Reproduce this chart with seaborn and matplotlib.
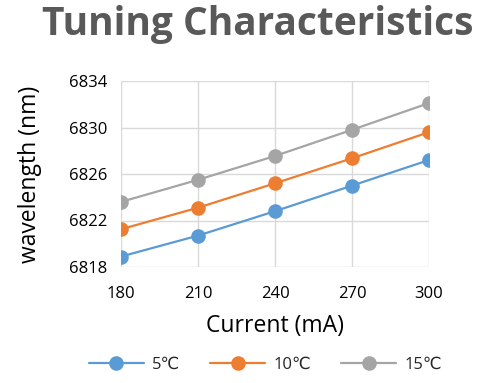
import matplotlib
matplotlib.use("Agg")
import matplotlib.pyplot as plt
import seaborn as sns
import pandas as pd

current = [180, 210, 240, 270, 300]
series_names = ["5℃", "10℃", "15℃"]
wl_5 = [6818.9, 6820.7, 6822.8, 6825.0, 6827.2]
wl_10 = [6821.25, 6823.1, 6825.2, 6827.35, 6829.6]
wl_15 = [6823.6, 6825.5, 6827.55, 6829.8, 6832.1]
colors = ["#5B9BD5", "#ED7D31", "#A5A5A5"]
y_ticks = [6818, 6822, 6826, 6830, 6834]

sns.set_theme(style="white")
plt.rcParams['font.family'] = ['Open Sans', 'DejaVu Sans']

df = pd.DataFrame({
    "Current": current * 3,
    "wavelength": wl_5 + wl_10 + wl_15,
    "series": [series_names[0]] * 5 + [series_names[1]] * 5 + [series_names[2]] * 5,
})

fig = plt.figure(figsize=(4.81, 3.83), dpi=100)
ax = fig.add_axes([121/481, 1 - 267/383, (429 - 121)/481, (267 - 81)/383])

sns.lineplot(data=df, x="Current", y="wavelength", hue="series",
             hue_order=series_names, palette=colors, marker="o",
             markersize=10.5, markeredgewidth=0, linewidth=1.6, ax=ax,
             legend=True)

ax.set_xlim(180, 300)
ax.set_ylim(6818, 6834)
ax.set_xticks(current)
ax.set_yticks(y_ticks)
ax.grid(True, color="#d9d9d9", linewidth=1)
for s in ax.spines.values():
    s.set_visible(False)
ax.tick_params(axis="y", labelsize=12, colors="black", length=0, pad=10)
ax.tick_params(axis="x", labelsize=12, colors="black", length=0, pad=14)
for lbl in ax.get_xticklabels() + ax.get_yticklabels():
    lbl.set_clip_on(False)
ax.set_xlabel("Current (mA)", fontsize=16.5, color="black")
ax.set_ylabel("wavelength (nm)", fontsize=16.5, color="black")
ax.xaxis.set_label_coords(0.5, (267 - 314) / 186)
ax.yaxis.set_label_coords((42 - 121) / 308, 0.5)

fig.text(0.535, 0.935, "Tuning Characteristics", fontsize=28, fontweight="bold",
         color="#595959", ha="center", va="center")

handles, labels = ax.get_legend_handles_labels()
ax.legend(handles, labels, loc="center", ncol=3, frameon=False, fontsize=12,
          handlelength=3.3, columnspacing=1.8, handletextpad=0.5)
ax.get_legend().set_bbox_to_anchor((0.552, 0.047), transform=fig.transFigure)

fig.savefig("out.png", dpi=100, facecolor="white")
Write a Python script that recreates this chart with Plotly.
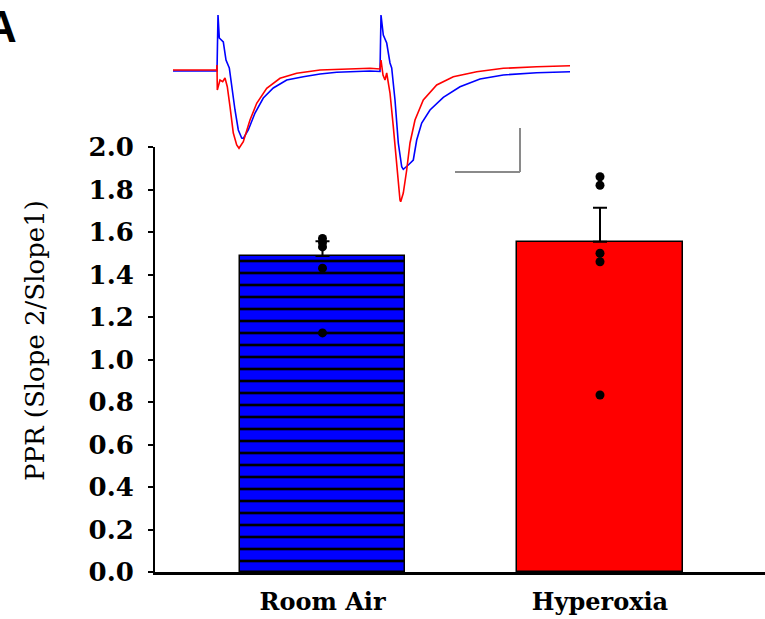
import plotly.graph_objects as go

# ---- data ----
groups = ["Room Air", "Hyperoxia"]
group_x = [0, 1]
means = [1.487, 1.554]
sem_up = [0.07, 0.16]
room_air_pts = [1.57, 1.55, 1.53, 1.43, 1.125]
hyperoxia_pts = [1.86, 1.82, 1.50, 1.46, 0.833]
y_ticks = [0.0, 0.2, 0.4, 0.6, 0.8, 1.0, 1.2, 1.4, 1.6, 1.8, 2.0]

# inset traces (time, amplitude in arbitrary units)
blue_t = [0, 44, 45, 46.3, 50.3, 53, 56.3, 58.7, 62, 65.3, 68.7, 70.3, 75.3, 82, 90.3,
          100.3, 113.7, 130.3, 147, 163.7, 197,
          207, 208, 210.3, 213.7, 217, 218.7, 222, 225.3, 228.7, 230.3, 235.3, 240.3,
          243.7, 248.7, 257, 270.3, 287, 307, 330.3, 363.7, 397]
blue_a = [-1, -1, 55, 32, 28, 10, 2, -17, -40, -60, -68, -68.3, -60, -43, -28,
          -18, -10, -6.7, -4, -2.3, -1,
          -1.5, 55, 35, 27, 7, 2, -30, -73, -96.7, -99.3, -95, -90,
          -70, -53, -40, -27.3, -16.7, -9, -5, -2.7, -1.7]
red_t = [0, 43.7, 44, 44.3, 47, 49.7, 52, 54.3, 57, 60.3, 63.7, 66, 70.3, 77, 83.7,
         93.7, 107, 123.7, 147, 197,
         207, 208, 210, 212, 213.7, 217, 220.3, 223.7, 227, 227.7, 230.3, 233.7, 237,
         242, 250.3, 263.7, 280.3, 303.7, 330.3, 363.7, 397]
red_a = [0, 0, 5, -20, -10, -11.7, -8, -16.7, -36.7, -63, -75, -78.3, -71.7, -50, -33.3,
         -18.3, -8.3, -3.3, 0, 1.7,
         1, 10, -5, -10, -3, -23, -56.7, -96.7, -130, -131.7, -123, -100, -73,
         -50, -30, -15, -6.7, -1.7, 1.7, 3.3, 4.3]

# scale bar (inset units)
sb_x0, sb_x1 = 282, 347
sb_y0, sb_y1 = -102, -58

BLUE = "#0000ff"
RED = "#ff0000"
SERIF = "DejaVu Serif"

fig = go.Figure()

fig.add_trace(go.Bar(
    x=[group_x[0]], y=[means[0]], width=0.595,
    marker=dict(color=BLUE, line=dict(color="black", width=1.5),
                pattern=dict(shape="-", fgcolor="black", bgcolor=BLUE,
                             size=12, solidity=0.22, fillmode="replace")),
    error_y=dict(type="data", symmetric=False, array=[sem_up[0]], arrayminus=[0],
                 color="black", thickness=2, width=7),
    showlegend=False))
fig.add_trace(go.Bar(
    x=[group_x[1]], y=[means[1]], width=0.595,
    marker=dict(color=RED, line=dict(color="black", width=1.5)),
    error_y=dict(type="data", symmetric=False, array=[sem_up[1]], arrayminus=[0],
                 color="black", thickness=2, width=7),
    showlegend=False))

fig.add_trace(go.Scatter(
    x=[group_x[0]] * len(room_air_pts), y=room_air_pts, mode="markers",
    marker=dict(color="black", size=9, symbol="circle"), showlegend=False))
fig.add_trace(go.Scatter(
    x=[group_x[1]] * len(hyperoxia_pts), y=hyperoxia_pts, mode="markers",
    marker=dict(color="black", size=9, symbol="circle"), showlegend=False))

# inset traces
fig.add_trace(go.Scatter(x=blue_t, y=blue_a, mode="lines", xaxis="x2", yaxis="y2",
                         line=dict(color=BLUE, width=1.6), showlegend=False))
fig.add_trace(go.Scatter(x=red_t, y=red_a, mode="lines", xaxis="x2", yaxis="y2",
                         line=dict(color=RED, width=1.6), showlegend=False))

W, H = 765, 619
plot_h = 572.0

fig.update_layout(
    width=W, height=H,
    margin=dict(l=0, r=0, t=0, b=47, autoexpand=False),
    paper_bgcolor="white", plot_bgcolor="white",
    bargap=0,
    xaxis=dict(domain=[155 / W, 1], range=[-0.6036, 1.5946], automargin=False,
               tickvals=group_x, ticktext=groups,
               tickfont=dict(family=SERIF, size=24, color="black", weight="bold"),
               showline=True, linecolor="black", linewidth=3,
               ticks="", showgrid=False, zeroline=False, ticklabelstandoff=6),
    yaxis=dict(domain=[0, (572 - 147) / plot_h], range=[0, 2.0], automargin=False,
               tickvals=y_ticks, tickformat=".1f",
               tickfont=dict(family=SERIF, size=26, color="black", weight="bold"),
               showline=True, linecolor="black", linewidth=2,
               ticks="outside", ticklen=5, tickwidth=1.5, tickcolor="black",
               ticklabelstandoff=9,
               showgrid=False, zeroline=False),
    xaxis2=dict(domain=[173 / W, 573 / W], range=[0, 400], visible=False,
                anchor="y2", automargin=False),
    yaxis2=dict(domain=[(572 - 210) / plot_h, (572 - 10) / plot_h],
                range=[-140, 60], visible=False, anchor="x2", automargin=False),
    shapes=[
        dict(type="line", xref="x2", yref="y2", x0=sb_x0, x1=sb_x1, y0=sb_y0, y1=sb_y0,
             line=dict(color="#8a8a8a", width=2)),
        dict(type="line", xref="x2", yref="y2", x0=sb_x1, x1=sb_x1, y0=sb_y0, y1=sb_y1,
             line=dict(color="#8a8a8a", width=2)),
    ],
    annotations=[
        dict(text="PPR (Slope 2/Slope1)", textangle=-90, xref="paper", yref="paper",
             x=35 / W, y=(plot_h - 341) / plot_h, xanchor="center", yanchor="middle",
             showarrow=False, font=dict(family=SERIF, size=26, color="black")),
        dict(text="A", xref="paper", yref="paper", x=19 / W, y=1 - 27 / plot_h,
             xanchor="right", yanchor="middle", showarrow=False,
             font=dict(family="Liberation Sans", size=44, color="black", weight="bold")),
    ],
)

fig.write_html("out.html")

**Your task**
Check each line of the entries above, and show every one holding the word "matplotlib".

**Result of this exercise**
Reproduce this chart with seaborn and matplotlib.
import matplotlib
matplotlib.use("Agg")
import matplotlib.pyplot as plt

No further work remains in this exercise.